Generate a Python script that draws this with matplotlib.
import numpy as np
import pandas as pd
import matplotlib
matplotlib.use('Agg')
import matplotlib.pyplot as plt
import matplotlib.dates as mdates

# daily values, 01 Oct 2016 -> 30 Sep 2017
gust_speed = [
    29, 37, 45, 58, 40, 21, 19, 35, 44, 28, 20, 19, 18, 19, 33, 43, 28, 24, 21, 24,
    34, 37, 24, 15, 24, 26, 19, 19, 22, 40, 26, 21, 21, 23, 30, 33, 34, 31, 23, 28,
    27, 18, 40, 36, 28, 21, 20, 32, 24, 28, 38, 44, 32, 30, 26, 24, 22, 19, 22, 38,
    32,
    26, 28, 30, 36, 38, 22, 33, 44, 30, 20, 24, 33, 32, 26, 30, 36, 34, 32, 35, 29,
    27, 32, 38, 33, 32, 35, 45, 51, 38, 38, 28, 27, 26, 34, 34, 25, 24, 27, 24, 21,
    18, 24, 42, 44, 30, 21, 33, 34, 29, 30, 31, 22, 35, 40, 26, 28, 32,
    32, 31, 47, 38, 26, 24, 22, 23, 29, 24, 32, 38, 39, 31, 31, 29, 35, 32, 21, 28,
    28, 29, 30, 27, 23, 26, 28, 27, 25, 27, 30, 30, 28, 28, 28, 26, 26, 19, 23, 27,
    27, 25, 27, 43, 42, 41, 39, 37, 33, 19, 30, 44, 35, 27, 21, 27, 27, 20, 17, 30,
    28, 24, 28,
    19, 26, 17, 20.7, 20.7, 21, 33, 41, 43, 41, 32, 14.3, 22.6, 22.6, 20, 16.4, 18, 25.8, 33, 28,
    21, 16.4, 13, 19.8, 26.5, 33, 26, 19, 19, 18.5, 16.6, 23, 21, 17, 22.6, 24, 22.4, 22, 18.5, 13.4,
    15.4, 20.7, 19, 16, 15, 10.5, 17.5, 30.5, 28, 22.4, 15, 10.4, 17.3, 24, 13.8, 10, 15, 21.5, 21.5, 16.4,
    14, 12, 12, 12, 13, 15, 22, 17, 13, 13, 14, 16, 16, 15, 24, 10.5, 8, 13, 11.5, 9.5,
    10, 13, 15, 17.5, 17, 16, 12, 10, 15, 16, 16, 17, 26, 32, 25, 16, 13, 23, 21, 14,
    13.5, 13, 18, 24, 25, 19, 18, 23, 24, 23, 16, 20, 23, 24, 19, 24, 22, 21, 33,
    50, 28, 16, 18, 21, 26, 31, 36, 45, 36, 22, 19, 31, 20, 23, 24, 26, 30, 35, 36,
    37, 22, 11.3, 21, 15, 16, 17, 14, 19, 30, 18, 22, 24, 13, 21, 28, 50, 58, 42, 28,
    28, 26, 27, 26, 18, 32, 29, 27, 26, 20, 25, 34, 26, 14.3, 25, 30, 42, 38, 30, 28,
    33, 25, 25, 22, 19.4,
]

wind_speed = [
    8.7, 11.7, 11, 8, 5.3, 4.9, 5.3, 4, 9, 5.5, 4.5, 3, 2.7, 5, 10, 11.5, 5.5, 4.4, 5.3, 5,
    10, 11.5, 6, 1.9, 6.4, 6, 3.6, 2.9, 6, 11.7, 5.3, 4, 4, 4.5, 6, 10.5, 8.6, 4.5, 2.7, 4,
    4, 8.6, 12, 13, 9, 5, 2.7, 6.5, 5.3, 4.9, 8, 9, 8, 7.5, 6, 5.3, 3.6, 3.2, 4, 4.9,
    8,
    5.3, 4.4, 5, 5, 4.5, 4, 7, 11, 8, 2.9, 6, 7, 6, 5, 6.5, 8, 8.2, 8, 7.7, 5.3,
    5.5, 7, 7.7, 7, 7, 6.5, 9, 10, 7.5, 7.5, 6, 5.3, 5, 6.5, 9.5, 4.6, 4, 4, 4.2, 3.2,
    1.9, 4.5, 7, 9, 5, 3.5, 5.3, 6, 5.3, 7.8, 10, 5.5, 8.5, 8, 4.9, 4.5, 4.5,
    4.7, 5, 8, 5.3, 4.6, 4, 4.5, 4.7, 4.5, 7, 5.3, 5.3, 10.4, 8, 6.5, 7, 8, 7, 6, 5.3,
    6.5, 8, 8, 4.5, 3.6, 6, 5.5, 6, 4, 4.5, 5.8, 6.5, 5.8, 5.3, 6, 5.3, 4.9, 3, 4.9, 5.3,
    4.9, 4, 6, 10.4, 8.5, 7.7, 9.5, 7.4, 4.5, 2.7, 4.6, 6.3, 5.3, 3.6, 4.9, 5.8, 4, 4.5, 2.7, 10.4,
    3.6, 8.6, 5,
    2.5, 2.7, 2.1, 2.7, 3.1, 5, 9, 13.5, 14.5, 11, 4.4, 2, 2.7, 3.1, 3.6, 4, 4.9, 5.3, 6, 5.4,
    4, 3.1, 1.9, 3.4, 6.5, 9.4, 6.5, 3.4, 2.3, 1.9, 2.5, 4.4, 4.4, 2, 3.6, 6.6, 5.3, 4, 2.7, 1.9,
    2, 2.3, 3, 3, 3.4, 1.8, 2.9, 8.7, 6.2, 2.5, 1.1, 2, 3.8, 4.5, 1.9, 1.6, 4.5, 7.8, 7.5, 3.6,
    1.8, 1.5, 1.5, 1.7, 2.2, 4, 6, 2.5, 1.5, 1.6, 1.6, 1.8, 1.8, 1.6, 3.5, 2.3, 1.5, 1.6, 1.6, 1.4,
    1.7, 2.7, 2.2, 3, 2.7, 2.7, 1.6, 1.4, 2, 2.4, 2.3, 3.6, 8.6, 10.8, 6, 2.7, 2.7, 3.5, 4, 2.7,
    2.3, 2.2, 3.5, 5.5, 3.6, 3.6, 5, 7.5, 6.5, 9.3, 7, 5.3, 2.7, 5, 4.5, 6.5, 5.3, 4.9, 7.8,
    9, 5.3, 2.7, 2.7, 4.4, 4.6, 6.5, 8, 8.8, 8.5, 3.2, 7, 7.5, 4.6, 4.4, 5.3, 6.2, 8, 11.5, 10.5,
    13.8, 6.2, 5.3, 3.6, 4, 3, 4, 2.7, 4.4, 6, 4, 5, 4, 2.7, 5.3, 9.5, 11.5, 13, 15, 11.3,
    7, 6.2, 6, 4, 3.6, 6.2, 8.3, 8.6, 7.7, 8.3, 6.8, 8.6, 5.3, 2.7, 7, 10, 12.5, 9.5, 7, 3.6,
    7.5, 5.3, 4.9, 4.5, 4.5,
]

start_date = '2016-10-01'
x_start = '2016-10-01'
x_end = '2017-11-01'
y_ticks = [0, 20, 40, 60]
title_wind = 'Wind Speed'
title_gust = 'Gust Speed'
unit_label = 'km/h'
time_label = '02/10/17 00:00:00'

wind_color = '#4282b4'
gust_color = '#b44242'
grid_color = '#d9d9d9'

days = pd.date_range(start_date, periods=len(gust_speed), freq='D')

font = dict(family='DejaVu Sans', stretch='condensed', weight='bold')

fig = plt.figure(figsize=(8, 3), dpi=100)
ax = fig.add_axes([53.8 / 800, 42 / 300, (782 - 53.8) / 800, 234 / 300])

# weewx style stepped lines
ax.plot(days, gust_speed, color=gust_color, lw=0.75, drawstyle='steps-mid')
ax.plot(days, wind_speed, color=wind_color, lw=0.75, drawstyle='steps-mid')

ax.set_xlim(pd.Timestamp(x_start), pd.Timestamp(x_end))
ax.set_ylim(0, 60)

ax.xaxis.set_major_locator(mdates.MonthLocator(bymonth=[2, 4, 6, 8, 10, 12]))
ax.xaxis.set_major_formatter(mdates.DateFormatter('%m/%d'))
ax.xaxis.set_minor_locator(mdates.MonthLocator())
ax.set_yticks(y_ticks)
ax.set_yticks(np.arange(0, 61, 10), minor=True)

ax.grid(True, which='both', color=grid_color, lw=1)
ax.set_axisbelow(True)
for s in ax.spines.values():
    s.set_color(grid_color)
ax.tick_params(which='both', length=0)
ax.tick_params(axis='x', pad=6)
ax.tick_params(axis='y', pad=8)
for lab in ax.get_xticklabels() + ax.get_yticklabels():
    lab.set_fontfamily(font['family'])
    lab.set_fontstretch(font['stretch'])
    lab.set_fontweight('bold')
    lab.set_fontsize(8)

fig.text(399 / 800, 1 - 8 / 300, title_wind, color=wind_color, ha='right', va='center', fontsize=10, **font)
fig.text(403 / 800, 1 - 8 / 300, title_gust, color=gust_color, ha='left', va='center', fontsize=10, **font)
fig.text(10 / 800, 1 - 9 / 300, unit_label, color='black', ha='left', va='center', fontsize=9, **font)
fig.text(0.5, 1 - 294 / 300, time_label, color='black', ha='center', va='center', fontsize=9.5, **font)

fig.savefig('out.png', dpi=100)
§ §
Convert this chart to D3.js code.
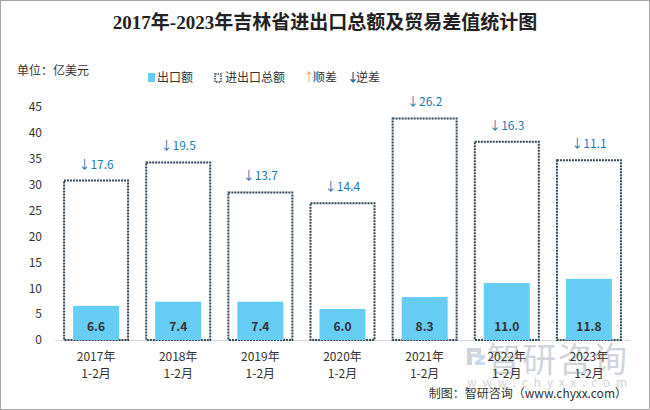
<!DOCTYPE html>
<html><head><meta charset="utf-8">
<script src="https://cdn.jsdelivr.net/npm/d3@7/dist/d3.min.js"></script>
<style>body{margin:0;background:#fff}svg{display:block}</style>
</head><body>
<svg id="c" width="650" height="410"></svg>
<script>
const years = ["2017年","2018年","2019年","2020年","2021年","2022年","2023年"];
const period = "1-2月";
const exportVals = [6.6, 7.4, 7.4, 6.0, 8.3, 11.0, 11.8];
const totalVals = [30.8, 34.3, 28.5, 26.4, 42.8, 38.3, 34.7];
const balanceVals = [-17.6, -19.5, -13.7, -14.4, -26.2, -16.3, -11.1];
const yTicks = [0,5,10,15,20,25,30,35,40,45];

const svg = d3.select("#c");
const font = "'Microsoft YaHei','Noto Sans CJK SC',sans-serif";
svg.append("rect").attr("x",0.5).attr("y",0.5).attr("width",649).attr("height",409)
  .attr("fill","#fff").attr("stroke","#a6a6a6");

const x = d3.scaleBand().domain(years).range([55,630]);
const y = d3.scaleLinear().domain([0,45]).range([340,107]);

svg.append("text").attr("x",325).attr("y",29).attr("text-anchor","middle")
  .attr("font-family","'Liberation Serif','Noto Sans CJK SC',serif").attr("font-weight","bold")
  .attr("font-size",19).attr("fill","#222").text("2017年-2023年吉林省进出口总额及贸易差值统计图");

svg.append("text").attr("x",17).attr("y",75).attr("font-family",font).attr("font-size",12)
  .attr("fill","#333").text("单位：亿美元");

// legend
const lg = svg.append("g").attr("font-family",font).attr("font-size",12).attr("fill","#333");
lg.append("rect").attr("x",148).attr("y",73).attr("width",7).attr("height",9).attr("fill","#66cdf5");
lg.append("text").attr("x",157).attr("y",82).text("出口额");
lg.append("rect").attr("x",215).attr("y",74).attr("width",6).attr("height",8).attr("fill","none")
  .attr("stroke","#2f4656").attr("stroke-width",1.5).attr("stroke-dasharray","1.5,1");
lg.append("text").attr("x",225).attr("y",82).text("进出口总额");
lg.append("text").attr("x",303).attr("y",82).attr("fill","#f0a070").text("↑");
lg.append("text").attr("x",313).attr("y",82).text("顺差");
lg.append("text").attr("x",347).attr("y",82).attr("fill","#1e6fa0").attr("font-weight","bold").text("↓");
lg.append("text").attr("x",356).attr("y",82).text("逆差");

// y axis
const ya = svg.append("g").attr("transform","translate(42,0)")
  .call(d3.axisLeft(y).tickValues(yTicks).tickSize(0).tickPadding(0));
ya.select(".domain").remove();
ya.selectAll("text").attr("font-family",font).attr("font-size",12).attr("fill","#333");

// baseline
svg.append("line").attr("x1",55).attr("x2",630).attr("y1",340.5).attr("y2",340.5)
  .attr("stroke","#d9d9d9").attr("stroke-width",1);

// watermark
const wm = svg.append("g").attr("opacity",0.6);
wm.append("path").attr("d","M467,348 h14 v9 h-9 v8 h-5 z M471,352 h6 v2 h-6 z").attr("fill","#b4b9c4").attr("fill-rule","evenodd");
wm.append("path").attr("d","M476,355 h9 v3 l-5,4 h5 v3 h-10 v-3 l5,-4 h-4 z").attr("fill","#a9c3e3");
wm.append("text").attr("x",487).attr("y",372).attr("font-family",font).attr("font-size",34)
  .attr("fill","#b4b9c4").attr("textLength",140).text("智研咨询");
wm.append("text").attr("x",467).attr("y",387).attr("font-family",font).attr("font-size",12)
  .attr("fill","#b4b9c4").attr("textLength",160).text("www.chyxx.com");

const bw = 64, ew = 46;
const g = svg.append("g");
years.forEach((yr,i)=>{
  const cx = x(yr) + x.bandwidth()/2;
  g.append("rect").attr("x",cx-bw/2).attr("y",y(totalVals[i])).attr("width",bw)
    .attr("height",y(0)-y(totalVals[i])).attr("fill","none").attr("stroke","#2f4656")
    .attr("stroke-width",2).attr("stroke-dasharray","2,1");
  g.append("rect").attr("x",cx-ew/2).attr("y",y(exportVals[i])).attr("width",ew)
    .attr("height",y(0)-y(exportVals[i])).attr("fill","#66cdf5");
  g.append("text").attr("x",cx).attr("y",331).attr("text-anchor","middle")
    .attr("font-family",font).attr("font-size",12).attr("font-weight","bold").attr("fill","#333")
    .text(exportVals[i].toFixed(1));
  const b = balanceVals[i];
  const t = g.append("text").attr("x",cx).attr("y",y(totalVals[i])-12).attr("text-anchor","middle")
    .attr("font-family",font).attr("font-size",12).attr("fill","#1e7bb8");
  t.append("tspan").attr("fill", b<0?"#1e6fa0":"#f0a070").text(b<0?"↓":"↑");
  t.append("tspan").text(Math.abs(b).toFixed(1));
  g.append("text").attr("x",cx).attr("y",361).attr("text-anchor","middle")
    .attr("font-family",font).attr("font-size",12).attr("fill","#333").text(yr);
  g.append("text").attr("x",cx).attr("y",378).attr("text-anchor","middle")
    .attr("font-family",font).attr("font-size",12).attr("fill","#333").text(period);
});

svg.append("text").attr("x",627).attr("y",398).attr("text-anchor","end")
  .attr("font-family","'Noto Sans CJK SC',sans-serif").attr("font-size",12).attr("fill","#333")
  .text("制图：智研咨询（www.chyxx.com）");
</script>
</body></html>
§ §
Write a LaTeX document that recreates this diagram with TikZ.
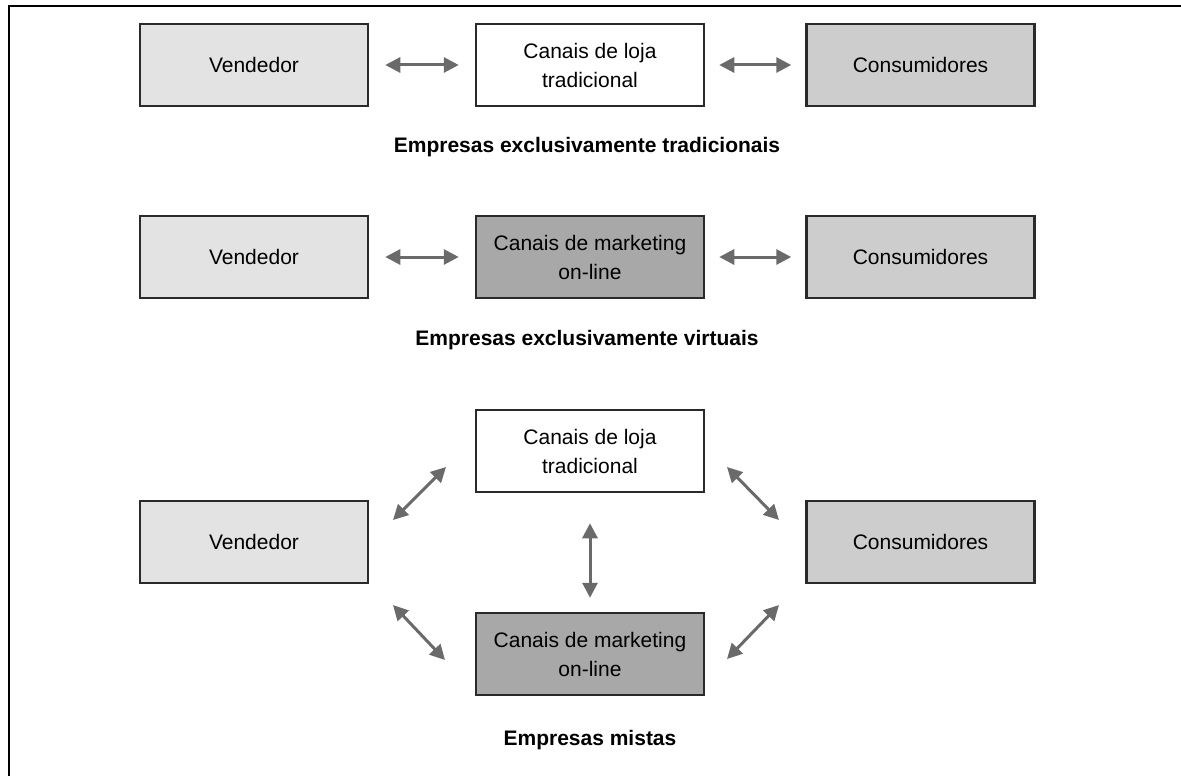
§ §
Find every line that has "chart" in it, then return those lines.

Convert this chart to D3.js code.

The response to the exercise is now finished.